INFORMATION SHOWN:
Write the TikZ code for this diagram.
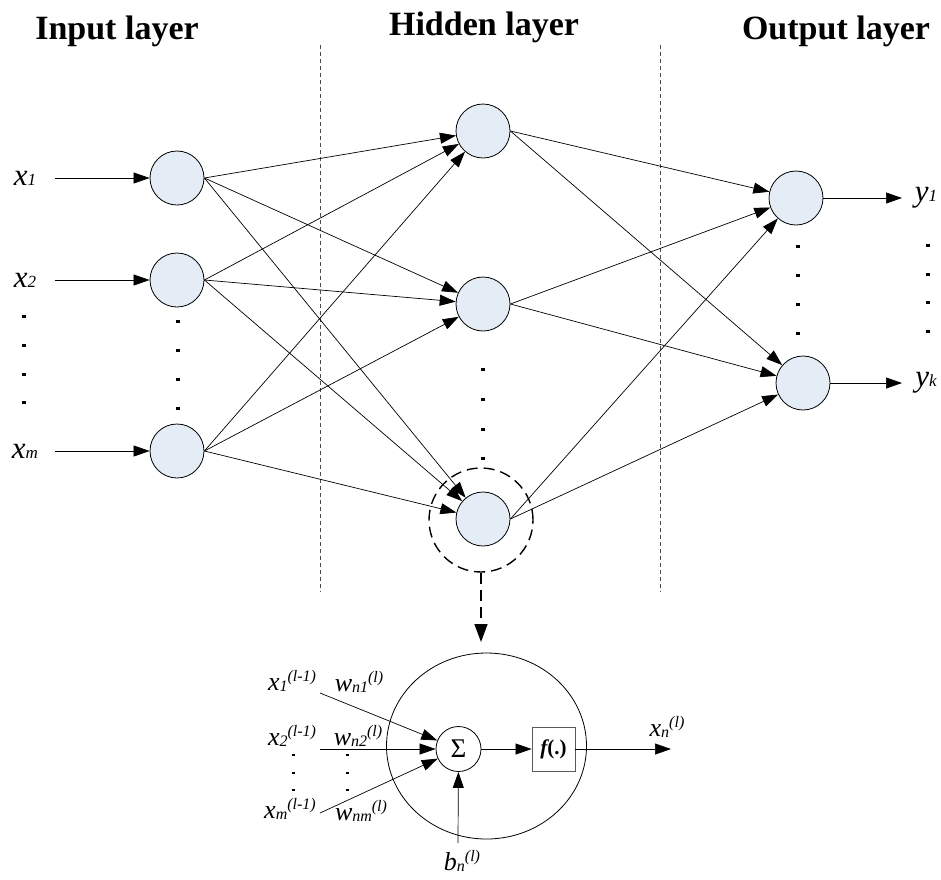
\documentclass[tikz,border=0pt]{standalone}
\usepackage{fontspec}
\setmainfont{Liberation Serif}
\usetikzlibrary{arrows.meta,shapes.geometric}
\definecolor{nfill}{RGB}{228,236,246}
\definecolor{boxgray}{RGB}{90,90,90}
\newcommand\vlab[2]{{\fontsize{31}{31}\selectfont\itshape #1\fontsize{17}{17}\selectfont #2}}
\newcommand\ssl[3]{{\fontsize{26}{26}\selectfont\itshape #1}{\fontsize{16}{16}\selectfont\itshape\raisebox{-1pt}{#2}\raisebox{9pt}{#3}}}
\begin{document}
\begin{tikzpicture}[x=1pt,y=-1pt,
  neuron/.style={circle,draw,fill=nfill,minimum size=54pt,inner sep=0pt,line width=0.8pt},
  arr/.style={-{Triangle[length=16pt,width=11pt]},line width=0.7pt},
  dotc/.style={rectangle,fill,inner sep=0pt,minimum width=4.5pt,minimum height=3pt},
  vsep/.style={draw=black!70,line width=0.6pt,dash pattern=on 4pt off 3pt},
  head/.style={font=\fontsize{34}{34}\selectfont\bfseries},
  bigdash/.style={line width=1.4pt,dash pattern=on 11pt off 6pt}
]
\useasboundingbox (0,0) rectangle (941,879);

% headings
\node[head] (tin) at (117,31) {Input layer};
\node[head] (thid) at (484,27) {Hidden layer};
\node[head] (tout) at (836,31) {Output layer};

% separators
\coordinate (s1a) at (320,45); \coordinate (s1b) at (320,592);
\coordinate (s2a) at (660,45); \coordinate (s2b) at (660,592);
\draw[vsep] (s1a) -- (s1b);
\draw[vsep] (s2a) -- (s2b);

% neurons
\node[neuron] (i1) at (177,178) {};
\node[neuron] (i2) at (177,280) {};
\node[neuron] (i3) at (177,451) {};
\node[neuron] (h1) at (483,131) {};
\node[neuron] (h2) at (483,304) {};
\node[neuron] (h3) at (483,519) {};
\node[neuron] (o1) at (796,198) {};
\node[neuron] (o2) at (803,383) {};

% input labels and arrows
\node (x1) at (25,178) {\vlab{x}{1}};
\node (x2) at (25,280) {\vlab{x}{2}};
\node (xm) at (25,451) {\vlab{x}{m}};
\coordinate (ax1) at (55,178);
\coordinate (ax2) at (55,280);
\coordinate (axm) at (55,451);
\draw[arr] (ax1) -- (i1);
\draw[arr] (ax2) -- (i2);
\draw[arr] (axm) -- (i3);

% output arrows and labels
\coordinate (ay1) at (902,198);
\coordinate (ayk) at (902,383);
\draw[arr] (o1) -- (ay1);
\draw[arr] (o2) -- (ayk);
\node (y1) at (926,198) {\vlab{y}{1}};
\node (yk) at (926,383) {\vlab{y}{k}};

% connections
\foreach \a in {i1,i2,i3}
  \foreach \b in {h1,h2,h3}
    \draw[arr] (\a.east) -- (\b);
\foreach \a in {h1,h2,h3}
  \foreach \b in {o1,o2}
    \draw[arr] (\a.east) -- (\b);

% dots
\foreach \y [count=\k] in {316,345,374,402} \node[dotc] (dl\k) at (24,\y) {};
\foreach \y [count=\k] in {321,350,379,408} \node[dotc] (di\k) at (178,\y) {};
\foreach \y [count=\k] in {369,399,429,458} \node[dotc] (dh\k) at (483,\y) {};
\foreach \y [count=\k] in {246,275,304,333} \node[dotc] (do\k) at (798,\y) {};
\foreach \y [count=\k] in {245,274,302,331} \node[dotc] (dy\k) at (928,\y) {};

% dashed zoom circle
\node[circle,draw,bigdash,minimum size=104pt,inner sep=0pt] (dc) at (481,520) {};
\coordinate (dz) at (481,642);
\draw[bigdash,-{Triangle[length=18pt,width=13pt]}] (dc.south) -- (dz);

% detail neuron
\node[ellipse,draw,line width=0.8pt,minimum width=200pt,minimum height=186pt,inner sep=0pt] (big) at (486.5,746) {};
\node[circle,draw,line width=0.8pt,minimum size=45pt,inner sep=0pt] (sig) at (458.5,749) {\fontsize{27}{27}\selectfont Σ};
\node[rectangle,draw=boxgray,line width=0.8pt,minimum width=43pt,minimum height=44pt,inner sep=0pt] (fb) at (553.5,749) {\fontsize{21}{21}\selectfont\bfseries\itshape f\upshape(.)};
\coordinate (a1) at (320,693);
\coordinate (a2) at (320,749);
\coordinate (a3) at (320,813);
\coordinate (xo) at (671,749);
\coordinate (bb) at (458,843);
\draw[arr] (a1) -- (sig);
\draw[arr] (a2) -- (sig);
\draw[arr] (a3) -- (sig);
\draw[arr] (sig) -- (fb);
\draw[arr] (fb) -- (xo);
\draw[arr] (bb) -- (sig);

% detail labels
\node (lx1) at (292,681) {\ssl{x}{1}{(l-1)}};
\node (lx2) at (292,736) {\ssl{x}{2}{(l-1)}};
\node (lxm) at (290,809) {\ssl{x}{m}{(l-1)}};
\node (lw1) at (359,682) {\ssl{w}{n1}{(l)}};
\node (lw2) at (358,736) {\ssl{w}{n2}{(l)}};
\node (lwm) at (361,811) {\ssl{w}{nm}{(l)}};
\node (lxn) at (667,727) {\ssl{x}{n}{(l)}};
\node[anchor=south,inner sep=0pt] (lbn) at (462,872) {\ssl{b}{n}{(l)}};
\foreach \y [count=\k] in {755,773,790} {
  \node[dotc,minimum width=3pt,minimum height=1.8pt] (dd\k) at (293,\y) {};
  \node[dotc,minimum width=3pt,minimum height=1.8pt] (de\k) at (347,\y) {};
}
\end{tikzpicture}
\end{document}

GIVEN TASK: Extract every line of the data exactly; pictures stay out.

REPLY TO THE EXERCISE:
Write the TikZ code for this diagram.
\documentclass[tikz,border=0pt]{standalone}
\usepackage{fontspec}
\setmainfont{Liberation Serif}
\usetikzlibrary{arrows.meta,shapes.geometric}
\definecolor{nfill}{RGB}{228,236,246}
\definecolor{boxgray}{RGB}{90,90,90}
\newcommand\vlab[2]{{\fontsize{31}{31}\selectfont\itshape #1\fontsize{17}{17}\selectfont #2}}
\newcommand\ssl[3]{{\fontsize{26}{26}\selectfont\itshape #1}{\fontsize{16}{16}\selectfont\itshape\raisebox{-1pt}{#2}\raisebox{9pt}{#3}}}
\begin{document}
\begin{tikzpicture}[x=1pt,y=-1pt,
  neuron/.style={circle,draw,fill=nfill,minimum size=54pt,inner sep=0pt,line width=0.8pt},
  arr/.style={-{Triangle[length=16pt,width=11pt]},line width=0.7pt},
  dotc/.style={rectangle,fill,inner sep=0pt,minimum width=4.5pt,minimum height=3pt},
  vsep/.style={draw=black!70,line width=0.6pt,dash pattern=on 4pt off 3pt},
  head/.style={font=\fontsize{34}{34}\selectfont\bfseries},
  bigdash/.style={line width=1.4pt,dash pattern=on 11pt off 6pt}
]
\useasboundingbox (0,0) rectangle (941,879);

% headings
\node[head] (tin) at (117,31) {Input layer};
\node[head] (thid) at (484,27) {Hidden layer};
\node[head] (tout) at (836,31) {Output layer};

% separators
\coordinate (s1a) at (320,45); \coordinate (s1b) at (320,592);
\coordinate (s2a) at (660,45); \coordinate (s2b) at (660,592);
\draw[vsep] (s1a) -- (s1b);
\draw[vsep] (s2a) -- (s2b);

% neurons
\node[neuron] (i1) at (177,178) {};
\node[neuron] (i2) at (177,280) {};
\node[neuron] (i3) at (177,451) {};
\node[neuron] (h1) at (483,131) {};
\node[neuron] (h2) at (483,304) {};
\node[neuron] (h3) at (483,519) {};
\node[neuron] (o1) at (796,198) {};
\node[neuron] (o2) at (803,383) {};

% input labels and arrows
\node (x1) at (25,178) {\vlab{x}{1}};
\node (x2) at (25,280) {\vlab{x}{2}};
\node (xm) at (25,451) {\vlab{x}{m}};
\coordinate (ax1) at (55,178);
\coordinate (ax2) at (55,280);
\coordinate (axm) at (55,451);
\draw[arr] (ax1) -- (i1);
\draw[arr] (ax2) -- (i2);
\draw[arr] (axm) -- (i3);

% output arrows and labels
\coordinate (ay1) at (902,198);
\coordinate (ayk) at (902,383);
\draw[arr] (o1) -- (ay1);
\draw[arr] (o2) -- (ayk);
\node (y1) at (926,198) {\vlab{y}{1}};
\node (yk) at (926,383) {\vlab{y}{k}};

% connections
\foreach \a in {i1,i2,i3}
  \foreach \b in {h1,h2,h3}
    \draw[arr] (\a.east) -- (\b);
\foreach \a in {h1,h2,h3}
  \foreach \b in {o1,o2}
    \draw[arr] (\a.east) -- (\b);

% dots
\foreach \y [count=\k] in {316,345,374,402} \node[dotc] (dl\k) at (24,\y) {};
\foreach \y [count=\k] in {321,350,379,408} \node[dotc] (di\k) at (178,\y) {};
\foreach \y [count=\k] in {369,399,429,458} \node[dotc] (dh\k) at (483,\y) {};
\foreach \y [count=\k] in {246,275,304,333} \node[dotc] (do\k) at (798,\y) {};
\foreach \y [count=\k] in {245,274,302,331} \node[dotc] (dy\k) at (928,\y) {};

% dashed zoom circle
\node[circle,draw,bigdash,minimum size=104pt,inner sep=0pt] (dc) at (481,520) {};
\coordinate (dz) at (481,642);
\draw[bigdash,-{Triangle[length=18pt,width=13pt]}] (dc.south) -- (dz);

% detail neuron
\node[ellipse,draw,line width=0.8pt,minimum width=200pt,minimum height=186pt,inner sep=0pt] (big) at (486.5,746) {};
\node[circle,draw,line width=0.8pt,minimum size=45pt,inner sep=0pt] (sig) at (458.5,749) {\fontsize{27}{27}\selectfont Σ};
\node[rectangle,draw=boxgray,line width=0.8pt,minimum width=43pt,minimum height=44pt,inner sep=0pt] (fb) at (553.5,749) {\fontsize{21}{21}\selectfont\bfseries\itshape f\upshape(.)};
\coordinate (a1) at (320,693);
\coordinate (a2) at (320,749);
\coordinate (a3) at (320,813);
\coordinate (xo) at (671,749);
\coordinate (bb) at (458,843);
\draw[arr] (a1) -- (sig);
\draw[arr] (a2) -- (sig);
\draw[arr] (a3) -- (sig);
\draw[arr] (sig) -- (fb);
\draw[arr] (fb) -- (xo);
\draw[arr] (bb) -- (sig);

% detail labels
\node (lx1) at (292,681) {\ssl{x}{1}{(l-1)}};
\node (lx2) at (292,736) {\ssl{x}{2}{(l-1)}};
\node (lxm) at (290,809) {\ssl{x}{m}{(l-1)}};
\node (lw1) at (359,682) {\ssl{w}{n1}{(l)}};
\node (lw2) at (358,736) {\ssl{w}{n2}{(l)}};
\node (lwm) at (361,811) {\ssl{w}{nm}{(l)}};
\node (lxn) at (667,727) {\ssl{x}{n}{(l)}};
\node[anchor=south,inner sep=0pt] (lbn) at (462,872) {\ssl{b}{n}{(l)}};
\foreach \y [count=\k] in {755,773,790} {
  \node[dotc,minimum width=3pt,minimum height=1.8pt] (dd\k) at (293,\y) {};
  \node[dotc,minimum width=3pt,minimum height=1.8pt] (de\k) at (347,\y) {};
}
\end{tikzpicture}
\end{document}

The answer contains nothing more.